In the end, I kept the three clones from the same (healthiest) mother.

I've anticipated trying Satori for a long time.  And now it's so close.  I can hardly wait.


----------



## Rosebud (Jul 30, 2015)

Good for you. I don't blame you for being hardly able to wait.  Sounds like you may have gotten different satori phenos.. Very interesting. Love to see some pics.  Congrats!


----------



## The Hemp Goddess (Jul 30, 2015)

I have better luck with Rapid Rooters than I do rockwool.  It might just be the different medium that caused you problems.  Everyone needs to find what works for them.

I hope that you enjoy your Satori.  I just love it!


----------



## HotelCalifornia420 (Jul 30, 2015)

The Hemp Goddess said:


> I have better luck with Rapid Rooters than I do rockwool.  It might just be the different medium that caused you problems.  Everyone needs to find what works for them.
> 
> I hope that you enjoy your Satori.  I just love it!

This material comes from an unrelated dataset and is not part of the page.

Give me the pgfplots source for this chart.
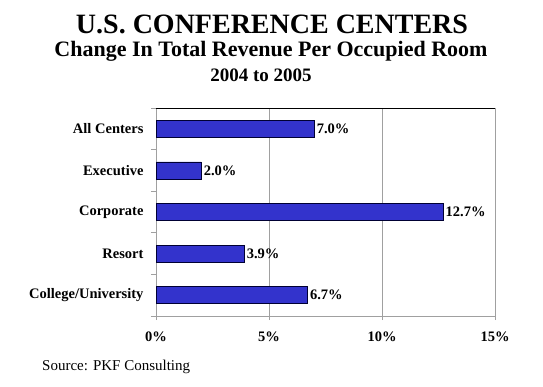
\documentclass[border=0pt]{standalone}
\usepackage{pgfplots}
\pgfplotsset{compat=1.18}
\usepackage{fontspec}
\setmainfont{Liberation Serif}
\definecolor{barblue}{HTML}{3333CC}
\definecolor{gridgray}{HTML}{A0A0A0}
\begin{document}
\begin{tikzpicture}
\path (0pt,0pt) rectangle (543pt,386pt);
\node[inner sep=0pt,font=\bfseries\fontsize{28}{30}\selectfont] at (272pt,362pt) {U.S. CONFERENCE CENTERS};
\node[inner sep=0pt,font=\bfseries\fontsize{22}{24}\selectfont] at (271pt,335pt) {Change In Total Revenue Per Occupied Room};
\node[inner sep=0pt,font=\bfseries\fontsize{19}{21}\selectfont] at (261pt,311pt) {2004 to 2005};
\node[inner sep=0pt,anchor=west,font=\fontsize{15}{17}\selectfont] at (42pt,19pt) {Source: PKF Consulting};
\begin{axis}[
  at={(156pt,70pt)}, anchor=south west,
  scale only axis, width=339pt, height=208pt,
  xbar, bar width=17pt,
  xmin=0, xmax=15, ymin=0.5, ymax=5.5,
  xtick={0,5,10,15},
  xticklabels={0\%,5\%,10\%,15\%},
  ytick={1,2,3,4,5},
  yticklabels={College/University,Resort,Corporate,Executive,All Centers},
  minor ytick={0.5,1.5,2.5,3.5,4.5,5.5},
  ytick pos=left, xtick pos=bottom,
  tick align=outside,
  major tick length=4pt,
  minor tick length=5pt,
  ytick style={draw=none},
  minor y tick style={draw=gridgray,line width=0.8pt},
  xtick style={draw=gridgray,line width=0.8pt},
  xmajorgrids, grid style={gridgray,line width=0.8pt},
  axis line style={gridgray,line width=0.8pt},
  tick label style={font=\bfseries\fontsize{14.5}{16}\selectfont},
  /pgf/number format/assume math mode=true,
  yticklabel style={xshift=-5pt},
  xticklabel style={yshift=-8pt},
  nodes near coords={\pgfmathprintnumber[fixed,fixed zerofill,precision=1]{\pgfplotspointmeta}\%},
  nodes near coords style={font=\bfseries\fontsize{14.5}{16}\selectfont,black,xshift=-1pt},
  clip=false,
]
\addplot[fill=barblue,draw=black!80!blue,line width=0.6pt] coordinates {(6.7,1) (3.9,2) (12.7,3) (2.0,4) (7.0,5)};
\draw[black,line width=1pt] (rel axis cs:0,1) -- (rel axis cs:1,1);
\end{axis}
\end{tikzpicture}
\end{document}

I only switched to rockwool because they stand up by themselves.  Just wanted to try them.

I've found they hold more water than I thought.

I liked Rapid Rooters better.


----------



## HotelCalifornia420 (Jul 30, 2015)

Rosebud said:


> Good for you. I don't blame you for being hardly able to wait.  Sounds like you may have gotten different satori phenos.. Very interesting. Love to see some pics.  Congrats!



Here's a pic of the 16-day-old clones:

002.jpg 

View attachment 002.jpg


----------



## Rosebud (Jul 30, 2015)

Very cute new babies.  They look good for 2 weeks. keep up the good work.


----------



## next (Aug 1, 2015)

I've never used rockwool but I have heard people say they recommend putting a layer of perlite underneath them to let them dry out a bit faster and prevent them from getting water logged.


----------